Short task: Skip all pictures, then copy the lines from the start of the data through the line with "from bokeh.resources import INLINE", keeping both ends.

----------------------------------------

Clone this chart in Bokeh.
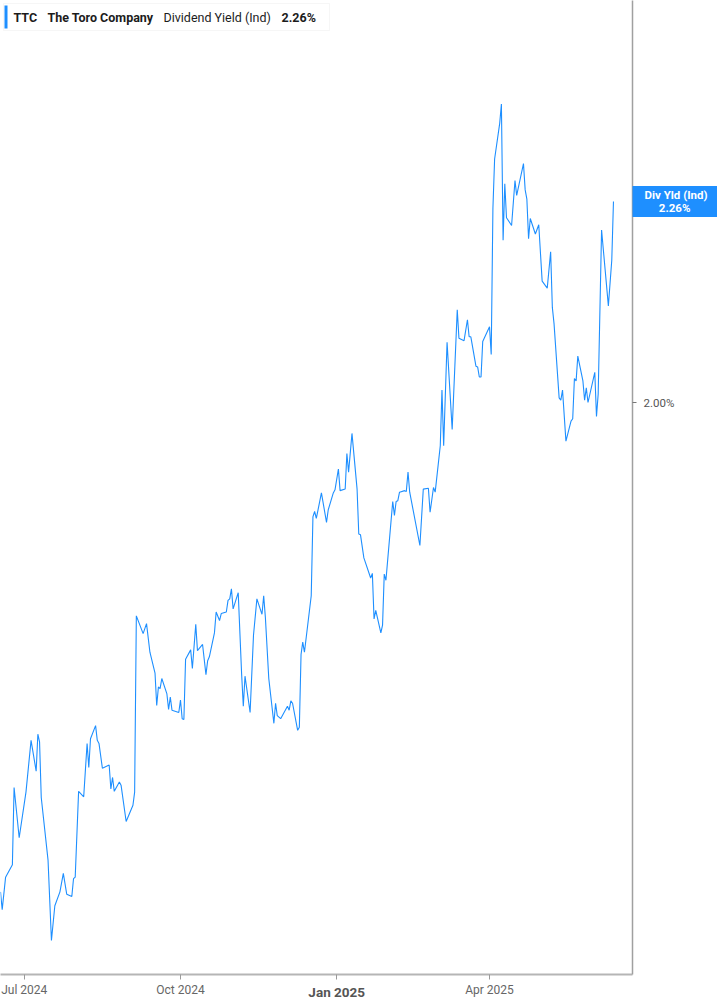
import pandas as pd
from bokeh.plotting import figure
from bokeh.models import (Range1d, FixedTicker, PrintfTickFormatter, Label,
                          BoxAnnotation, DatetimeTickFormatter, LinearAxis,
                          DatetimeAxis, CustomJSTickFormatter)
from bokeh.embed import file_html
from bokeh.resources import INLINE

# ---------------- data ----------------
dates = [
    "2024-06-17", "2024-06-18", "2024-06-20", "2024-06-24", "2024-06-25", "2024-06-28",
    "2024-07-02", "2024-07-05", "2024-07-08", "2024-07-09", "2024-07-10", "2024-07-11",
    "2024-07-15", "2024-07-17", "2024-07-19", "2024-07-22", "2024-07-24", "2024-07-26",
    "2024-07-29", "2024-07-30", "2024-07-31", "2024-08-02", "2024-08-05", "2024-08-07",
    "2024-08-08", "2024-08-09", "2024-08-12", "2024-08-13", "2024-08-14", "2024-08-16",
    "2024-08-20", "2024-08-21", "2024-08-22", "2024-08-23", "2024-08-26", "2024-08-27",
    "2024-08-30", "2024-09-03", "2024-09-04", "2024-09-05", "2024-09-09", "2024-09-11",
    "2024-09-13", "2024-09-16", "2024-09-17", "2024-09-18", "2024-09-19", "2024-09-20",
    "2024-09-23", "2024-09-24", "2024-09-25", "2024-09-26", "2024-09-30", "2024-10-01",
    "2024-10-02", "2024-10-03", "2024-10-04", "2024-10-07", "2024-10-08", "2024-10-10",
    "2024-10-11", "2024-10-14", "2024-10-16", "2024-10-17", "2024-10-18", "2024-10-21",
    "2024-10-22", "2024-10-24", "2024-10-25", "2024-10-28", "2024-10-29", "2024-10-30",
    "2024-10-31", "2024-11-01", "2024-11-04", "2024-11-06", "2024-11-07", "2024-11-08",
    "2024-11-11", "2024-11-13", "2024-11-15", "2024-11-18", "2024-11-19", "2024-11-20",
    "2024-11-22", "2024-11-25", "2024-11-26", "2024-11-27", "2024-11-29", "2024-12-03",
    "2024-12-04", "2024-12-05", "2024-12-06", "2024-12-09", "2024-12-10", "2024-12-11",
    "2024-12-12", "2024-12-13", "2024-12-17", "2024-12-18", "2024-12-19", "2024-12-20",
    "2024-12-23", "2024-12-26", "2024-12-27", "2024-12-30", "2024-12-31", "2025-01-02",
    "2025-01-03", "2025-01-06", "2025-01-07", "2025-01-08", "2025-01-10", "2025-01-13",
    "2025-01-14", "2025-01-15", "2025-01-17", "2025-01-21", "2025-01-22", "2025-01-23",
    "2025-01-24", "2025-01-27", "2025-01-28", "2025-01-29", "2025-01-30", "2025-02-03",
    "2025-02-04", "2025-02-05", "2025-02-06", "2025-02-07", "2025-02-10", "2025-02-11",
    "2025-02-12", "2025-02-13", "2025-02-19", "2025-02-21", "2025-02-24", "2025-02-25",
    "2025-02-27", "2025-02-28", "2025-03-03", "2025-03-04", "2025-03-05", "2025-03-07",
    "2025-03-10", "2025-03-13", "2025-03-14", "2025-03-17", "2025-03-19", "2025-03-20",
    "2025-03-21", "2025-03-24", "2025-03-25", "2025-03-26", "2025-03-27", "2025-03-28",
    "2025-04-01", "2025-04-02", "2025-04-03", "2025-04-04", "2025-04-07", "2025-04-08",
    "2025-04-09", "2025-04-10", "2025-04-11", "2025-04-14", "2025-04-16", "2025-04-17",
    "2025-04-21", "2025-04-22", "2025-04-23", "2025-04-24", "2025-04-25", "2025-04-28",
    "2025-04-30", "2025-05-02", "2025-05-05", "2025-05-07", "2025-05-08", "2025-05-09",
    "2025-05-12", "2025-05-13", "2025-05-14", "2025-05-16", "2025-05-19", "2025-05-20",
    "2025-05-21", "2025-05-22", "2025-05-23", "2025-05-26", "2025-05-27", "2025-05-28",
    "2025-05-29", "2025-06-02", "2025-06-03", "2025-06-04", "2025-06-06", "2025-06-10",
    "2025-06-12", "2025-06-13",
]

yield_pct = [
    1.367, 1.344, 1.386, 1.402, 1.502, 1.437,
    1.496, 1.563, 1.523, 1.571, 1.561, 1.489,
    1.408, 1.304, 1.349, 1.367, 1.391, 1.364,
    1.361, 1.384, 1.386, 1.497, 1.490, 1.559,
    1.528, 1.565, 1.582, 1.563, 1.559, 1.527,
    1.531, 1.500, 1.515, 1.497, 1.509, 1.505,
    1.458, 1.479, 1.496, 1.724, 1.701, 1.714,
    1.677, 1.650, 1.608, 1.632, 1.630, 1.643,
    1.623, 1.603, 1.619, 1.602, 1.599, 1.615,
    1.591, 1.590, 1.668, 1.680, 1.656, 1.713,
    1.679, 1.687, 1.648, 1.666, 1.671, 1.702,
    1.729, 1.718, 1.727, 1.729, 1.744, 1.746,
    1.759, 1.733, 1.754, 1.649, 1.607, 1.646,
    1.599, 1.699, 1.746, 1.726, 1.750, 1.722,
    1.643, 1.585, 1.611, 1.595, 1.591, 1.607,
    1.602, 1.614, 1.611, 1.576, 1.580, 1.674,
    1.690, 1.677, 1.750, 1.852, 1.859, 1.850,
    1.883, 1.845, 1.861, 1.883, 1.887, 1.914,
    1.886, 1.888, 1.934, 1.910, 1.960, 1.888,
    1.830, 1.829, 1.799, 1.773, 1.779, 1.720,
    1.731, 1.702, 1.712, 1.778, 1.770, 1.872,
    1.854, 1.872, 1.873, 1.884, 1.886, 1.885,
    1.910, 1.884, 1.815, 1.888, 1.889, 1.858,
    1.890, 1.884, 1.944, 2.016, 1.944, 2.078,
    1.965, 2.120, 2.083, 2.080, 2.107, 2.085,
    2.085, 2.047, 2.046, 2.033, 2.033, 2.079,
    2.098, 2.062, 2.251, 2.315, 2.361, 2.386,
    2.210, 2.283, 2.239, 2.229, 2.287, 2.268,
    2.309, 2.275, 2.263, 2.212, 2.238, 2.218,
    2.230, 2.157, 2.148, 2.195, 2.123, 2.102,
    2.006, 2.003, 2.016, 1.950, 1.976, 1.979,
    2.031, 2.028, 2.060, 2.028, 2.003, 2.019,
    2.000, 2.039, 1.982, 2.011, 2.223, 2.125,
    2.184, 2.260,
]

tick_dates = ["2024-07-01", "2024-10-01", "2025-01-01", "2025-04-01"]
tick_labels = ["Jul 2024", "Oct 2024", "Jan 2025", "Apr 2025"]
y_ticks = [2.0]

ticker_symbol = "TTC"
company_name = "The Toro Company"
metric_name = "Dividend Yield (Ind)"
metric_short = "Div Yld (Ind)"

x_start = "2024-06-17"
x_end = "2025-06-24 05:00"
y_min, y_max = 1.2601, 2.52

# ---------------- layout ----------------
W, H = 717, 1005
RIGHT, BOTTOM = 85, 31
FW, FH = W - RIGHT, H - BOTTOM
BLUE = "#1e8fff"
AXIS_GRAY = "#a0a0a0"
FONT = "Roboto"

x = pd.to_datetime(dates)
last = yield_pct[-1]

p = figure(width=W, height=H, x_axis_type="datetime", y_axis_location="right",
           output_backend="svg", toolbar_location=None,
           x_range=Range1d(pd.Timestamp(x_start), pd.Timestamp(x_end)),
           y_range=Range1d(y_min, y_max),
           min_border_left=0, min_border_top=0,
           min_border_right=RIGHT, min_border_bottom=BOTTOM)
p.outline_line_color = None
p.grid.visible = False
p.background_fill_color = "white"
p.border_fill_color = "white"

p.line(x, yield_pct, line_color=BLUE, line_width=1.1)

# ---------- bottom axis (regular month labels) ----------
tick_ms = [int(pd.Timestamp(d).value // 10**6) for d in tick_dates]
is_year = [pd.Timestamp(d).month == 1 for d in tick_dates]
xa = p.xaxis[0]
xa.ticker = FixedTicker(ticks=tick_ms)
xa.formatter = DatetimeTickFormatter(months="%b %Y", days="%b %Y", years="%b %Y")
xa.major_label_overrides = {ms: (" " if yr else lab)
                            for ms, lab, yr in zip(tick_ms, tick_labels, is_year)}
xa.axis_line_color = "#b5b5b5"
xa.axis_line_width = 2
xa.major_tick_line_color = "#9a9a9a"
xa.major_tick_in = 0
xa.major_tick_out = 5
xa.minor_tick_line_color = None
xa.major_label_text_font = FONT
xa.major_label_text_font_size = "12px"
xa.major_label_text_color = "#666666"
xa.major_label_standoff = 3

# second bottom axis: bold year-start label, pulled up next to the others
year_ticks = [ms for ms, yr in zip(tick_ms, is_year) if yr]
year_labels = [lab for lab, yr in zip(tick_labels, is_year) if yr]
xb = DatetimeAxis(ticker=FixedTicker(ticks=year_ticks))
xb.major_label_overrides = dict(zip(year_ticks, year_labels))
xb.axis_line_color = None
xb.major_tick_line_color = None
xb.minor_tick_line_color = None
xb.major_tick_in = 0
xb.major_tick_out = 0
xb.major_label_text_font = FONT
xb.major_label_text_font_size = "13.5px"
xb.major_label_text_font_style = "bold"
xb.major_label_text_color = "#555555"
xb.major_label_standoff = -16
p.add_layout(xb, "below")

# ---------- right axis: current-value flag (axis line + blue box tick) ----------
box_text = f"{metric_short}\n" + "\u00a0" * 5 + f"{last:.2f}%"
ya = p.yaxis[0]
ya.ticker = FixedTicker(ticks=[last], minor_ticks=y_ticks)
ya.formatter = CustomJSTickFormatter(args=dict(txt=box_text), code="return txt;")
ya.axis_line_color = AXIS_GRAY
ya.axis_line_width = 1.5
ya.major_tick_line_color = BLUE
ya.major_tick_line_width = 31
ya.major_tick_line_cap = "butt"
ya.major_tick_in = 0
ya.major_tick_out = RIGHT
ya.minor_tick_line_color = "#777777"
ya.minor_tick_line_width = 1
ya.minor_tick_in = 0
ya.minor_tick_out = 4
ya.major_label_text_font = FONT
ya.major_label_text_font_size = "11.5px"
ya.major_label_text_font_style = "bold"
ya.major_label_text_color = "white"
ya.major_label_text_line_height = 0.95
ya.major_label_standoff = -73

# second right axis: the 2.00% tick label, pulled back next to the axis line
yb = LinearAxis(ticker=FixedTicker(ticks=y_ticks),
                formatter=PrintfTickFormatter(format="%.2f%%"))
yb.axis_line_color = None
yb.major_tick_line_color = None
yb.minor_tick_line_color = None
yb.major_tick_in = 0
yb.major_tick_out = 0
yb.major_label_text_font = FONT
yb.major_label_text_font_size = "11.5px"
yb.major_label_text_color = "#555555"
yb.major_label_standoff = -67
p.add_layout(yb, "right")

# ---------- legend box top-left ----------
p.add_layout(BoxAnnotation(left=3, right=329, top=FH - 3, bottom=FH - 30,
                           left_units="screen", right_units="screen",
                           top_units="screen", bottom_units="screen",
                           fill_color="white", fill_alpha=1.0,
                           line_color="#e2e2e2", line_width=1))
p.add_layout(BoxAnnotation(left=4, right=7, top=FH - 5, bottom=FH - 28,
                           left_units="screen", right_units="screen",
                           top_units="screen", bottom_units="screen",
                           fill_color=BLUE, fill_alpha=1.0, line_color=None))

legend_items = [
    (13, ticker_symbol, "bold"),
    (47, company_name, "bold"),
    (163, metric_name, "normal"),
    (281, f"{last:.2f}%", "bold"),
]
for lx, txt, style in legend_items:
    p.add_layout(Label(x=lx, y=FH - 17, x_units="screen", y_units="screen",
                       text=txt, text_baseline="middle", text_align="left",
                       text_font=FONT, text_font_size="12.5px",
                       text_font_style=style, text_color="#1c1c1c"))

open("out.html", "w").write(file_html(p, INLINE))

----------------------------------------

Problem solution:
Clone this chart in Bokeh.
import pandas as pd
from bokeh.plotting import figure
from bokeh.models import (Range1d, FixedTicker, PrintfTickFormatter, Label,
                          BoxAnnotation, DatetimeTickFormatter, LinearAxis,
                          DatetimeAxis, CustomJSTickFormatter)
from bokeh.embed import file_html
from bokeh.resources import INLINE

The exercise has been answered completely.